> **Aim**
Restate the listing that follows word for word, without its pictures.
Begin Available data
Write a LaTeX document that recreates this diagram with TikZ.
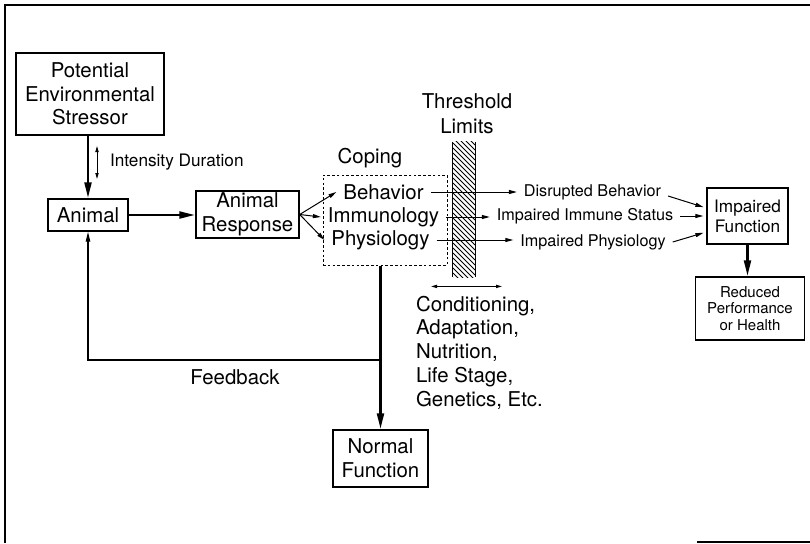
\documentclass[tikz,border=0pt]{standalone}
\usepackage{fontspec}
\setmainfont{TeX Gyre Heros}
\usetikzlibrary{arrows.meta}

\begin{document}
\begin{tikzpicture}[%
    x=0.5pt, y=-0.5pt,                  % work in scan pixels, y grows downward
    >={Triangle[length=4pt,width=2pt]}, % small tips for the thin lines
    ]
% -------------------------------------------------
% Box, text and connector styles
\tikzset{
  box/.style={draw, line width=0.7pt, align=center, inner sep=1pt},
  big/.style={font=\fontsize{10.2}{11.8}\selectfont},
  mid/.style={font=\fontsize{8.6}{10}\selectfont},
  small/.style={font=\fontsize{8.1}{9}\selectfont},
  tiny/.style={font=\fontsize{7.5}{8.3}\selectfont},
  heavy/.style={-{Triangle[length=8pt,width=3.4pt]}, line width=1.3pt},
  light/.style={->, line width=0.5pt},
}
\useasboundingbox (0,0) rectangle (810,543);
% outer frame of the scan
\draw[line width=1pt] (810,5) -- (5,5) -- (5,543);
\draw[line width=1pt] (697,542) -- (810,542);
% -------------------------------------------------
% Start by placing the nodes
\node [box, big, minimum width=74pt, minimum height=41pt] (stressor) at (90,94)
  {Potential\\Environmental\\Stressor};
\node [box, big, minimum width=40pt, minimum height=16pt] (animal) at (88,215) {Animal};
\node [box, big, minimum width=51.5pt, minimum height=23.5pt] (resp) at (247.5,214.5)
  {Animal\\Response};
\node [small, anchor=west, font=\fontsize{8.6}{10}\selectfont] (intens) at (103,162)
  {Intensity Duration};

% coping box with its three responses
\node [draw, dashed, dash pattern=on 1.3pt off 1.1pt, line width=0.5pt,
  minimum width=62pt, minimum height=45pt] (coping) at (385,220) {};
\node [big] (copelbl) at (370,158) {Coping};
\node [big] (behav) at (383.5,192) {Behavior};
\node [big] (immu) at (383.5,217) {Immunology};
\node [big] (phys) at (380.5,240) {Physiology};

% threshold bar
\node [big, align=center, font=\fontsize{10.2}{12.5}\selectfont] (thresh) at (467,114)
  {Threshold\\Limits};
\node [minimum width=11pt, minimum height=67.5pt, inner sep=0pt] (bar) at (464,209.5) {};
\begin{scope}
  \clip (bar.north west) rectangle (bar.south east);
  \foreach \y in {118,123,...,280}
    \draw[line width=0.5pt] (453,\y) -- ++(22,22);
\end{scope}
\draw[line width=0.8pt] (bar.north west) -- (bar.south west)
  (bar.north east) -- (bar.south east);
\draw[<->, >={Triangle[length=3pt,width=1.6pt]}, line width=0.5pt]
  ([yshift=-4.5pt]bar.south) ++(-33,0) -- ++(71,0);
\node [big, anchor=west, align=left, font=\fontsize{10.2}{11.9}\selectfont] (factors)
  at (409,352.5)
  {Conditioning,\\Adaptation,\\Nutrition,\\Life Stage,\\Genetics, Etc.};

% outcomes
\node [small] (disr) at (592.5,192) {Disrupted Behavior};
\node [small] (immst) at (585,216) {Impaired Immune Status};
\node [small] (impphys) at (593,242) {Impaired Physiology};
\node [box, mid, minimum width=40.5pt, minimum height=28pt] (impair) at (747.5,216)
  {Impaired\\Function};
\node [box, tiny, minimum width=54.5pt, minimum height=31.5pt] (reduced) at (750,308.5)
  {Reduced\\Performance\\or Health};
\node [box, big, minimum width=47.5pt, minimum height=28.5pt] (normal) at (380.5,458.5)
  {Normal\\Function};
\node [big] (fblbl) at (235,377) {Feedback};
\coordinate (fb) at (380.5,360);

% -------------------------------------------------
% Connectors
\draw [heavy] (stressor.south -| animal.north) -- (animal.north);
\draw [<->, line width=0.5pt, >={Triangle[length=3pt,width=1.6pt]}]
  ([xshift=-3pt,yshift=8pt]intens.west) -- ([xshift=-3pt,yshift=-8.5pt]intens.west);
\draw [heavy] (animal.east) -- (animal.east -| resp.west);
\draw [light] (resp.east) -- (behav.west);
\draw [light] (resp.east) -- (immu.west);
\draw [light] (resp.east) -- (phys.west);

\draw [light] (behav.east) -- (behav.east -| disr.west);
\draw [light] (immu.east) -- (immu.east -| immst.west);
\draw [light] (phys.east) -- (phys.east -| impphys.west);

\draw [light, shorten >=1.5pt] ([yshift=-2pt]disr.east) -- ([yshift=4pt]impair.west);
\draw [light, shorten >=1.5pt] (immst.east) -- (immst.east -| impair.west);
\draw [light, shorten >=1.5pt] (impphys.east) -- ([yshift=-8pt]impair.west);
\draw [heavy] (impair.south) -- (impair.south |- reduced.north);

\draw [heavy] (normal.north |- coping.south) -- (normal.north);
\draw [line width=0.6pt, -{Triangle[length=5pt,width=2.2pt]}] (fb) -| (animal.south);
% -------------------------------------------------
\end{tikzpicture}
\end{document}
End Available data
> **Solution to this task**
Write a LaTeX document that recreates this diagram with TikZ.
\documentclass[tikz,border=0pt]{standalone}
\usepackage{fontspec}
\setmainfont{TeX Gyre Heros}
\usetikzlibrary{arrows.meta}

\begin{document}
\begin{tikzpicture}[%
    x=0.5pt, y=-0.5pt,                  % work in scan pixels, y grows downward
    >={Triangle[length=4pt,width=2pt]}, % small tips for the thin lines
    ]
% -------------------------------------------------
% Box, text and connector styles
\tikzset{
  box/.style={draw, line width=0.7pt, align=center, inner sep=1pt},
  big/.style={font=\fontsize{10.2}{11.8}\selectfont},
  mid/.style={font=\fontsize{8.6}{10}\selectfont},
  small/.style={font=\fontsize{8.1}{9}\selectfont},
  tiny/.style={font=\fontsize{7.5}{8.3}\selectfont},
  heavy/.style={-{Triangle[length=8pt,width=3.4pt]}, line width=1.3pt},
  light/.style={->, line width=0.5pt},
}
\useasboundingbox (0,0) rectangle (810,543);
% outer frame of the scan
\draw[line width=1pt] (810,5) -- (5,5) -- (5,543);
\draw[line width=1pt] (697,542) -- (810,542);
% -------------------------------------------------
% Start by placing the nodes
\node [box, big, minimum width=74pt, minimum height=41pt] (stressor) at (90,94)
  {Potential\\Environmental\\Stressor};
\node [box, big, minimum width=40pt, minimum height=16pt] (animal) at (88,215) {Animal};
\node [box, big, minimum width=51.5pt, minimum height=23.5pt] (resp) at (247.5,214.5)
  {Animal\\Response};
\node [small, anchor=west, font=\fontsize{8.6}{10}\selectfont] (intens) at (103,162)
  {Intensity Duration};

% coping box with its three responses
\node [draw, dashed, dash pattern=on 1.3pt off 1.1pt, line width=0.5pt,
  minimum width=62pt, minimum height=45pt] (coping) at (385,220) {};
\node [big] (copelbl) at (370,158) {Coping};
\node [big] (behav) at (383.5,192) {Behavior};
\node [big] (immu) at (383.5,217) {Immunology};
\node [big] (phys) at (380.5,240) {Physiology};

% threshold bar
\node [big, align=center, font=\fontsize{10.2}{12.5}\selectfont] (thresh) at (467,114)
  {Threshold\\Limits};
\node [minimum width=11pt, minimum height=67.5pt, inner sep=0pt] (bar) at (464,209.5) {};
\begin{scope}
  \clip (bar.north west) rectangle (bar.south east);
  \foreach \y in {118,123,...,280}
    \draw[line width=0.5pt] (453,\y) -- ++(22,22);
\end{scope}
\draw[line width=0.8pt] (bar.north west) -- (bar.south west)
  (bar.north east) -- (bar.south east);
\draw[<->, >={Triangle[length=3pt,width=1.6pt]}, line width=0.5pt]
  ([yshift=-4.5pt]bar.south) ++(-33,0) -- ++(71,0);
\node [big, anchor=west, align=left, font=\fontsize{10.2}{11.9}\selectfont] (factors)
  at (409,352.5)
  {Conditioning,\\Adaptation,\\Nutrition,\\Life Stage,\\Genetics, Etc.};

% outcomes
\node [small] (disr) at (592.5,192) {Disrupted Behavior};
\node [small] (immst) at (585,216) {Impaired Immune Status};
\node [small] (impphys) at (593,242) {Impaired Physiology};
\node [box, mid, minimum width=40.5pt, minimum height=28pt] (impair) at (747.5,216)
  {Impaired\\Function};
\node [box, tiny, minimum width=54.5pt, minimum height=31.5pt] (reduced) at (750,308.5)
  {Reduced\\Performance\\or Health};
\node [box, big, minimum width=47.5pt, minimum height=28.5pt] (normal) at (380.5,458.5)
  {Normal\\Function};
\node [big] (fblbl) at (235,377) {Feedback};
\coordinate (fb) at (380.5,360);

% -------------------------------------------------
% Connectors
\draw [heavy] (stressor.south -| animal.north) -- (animal.north);
\draw [<->, line width=0.5pt, >={Triangle[length=3pt,width=1.6pt]}]
  ([xshift=-3pt,yshift=8pt]intens.west) -- ([xshift=-3pt,yshift=-8.5pt]intens.west);
\draw [heavy] (animal.east) -- (animal.east -| resp.west);
\draw [light] (resp.east) -- (behav.west);
\draw [light] (resp.east) -- (immu.west);
\draw [light] (resp.east) -- (phys.west);

\draw [light] (behav.east) -- (behav.east -| disr.west);
\draw [light] (immu.east) -- (immu.east -| immst.west);
\draw [light] (phys.east) -- (phys.east -| impphys.west);

\draw [light, shorten >=1.5pt] ([yshift=-2pt]disr.east) -- ([yshift=4pt]impair.west);
\draw [light, shorten >=1.5pt] (immst.east) -- (immst.east -| impair.west);
\draw [light, shorten >=1.5pt] (impphys.east) -- ([yshift=-8pt]impair.west);
\draw [heavy] (impair.south) -- (impair.south |- reduced.north);

\draw [heavy] (normal.north |- coping.south) -- (normal.north);
\draw [line width=0.6pt, -{Triangle[length=5pt,width=2.2pt]}] (fb) -| (animal.south);
% -------------------------------------------------
\end{tikzpicture}
\end{document}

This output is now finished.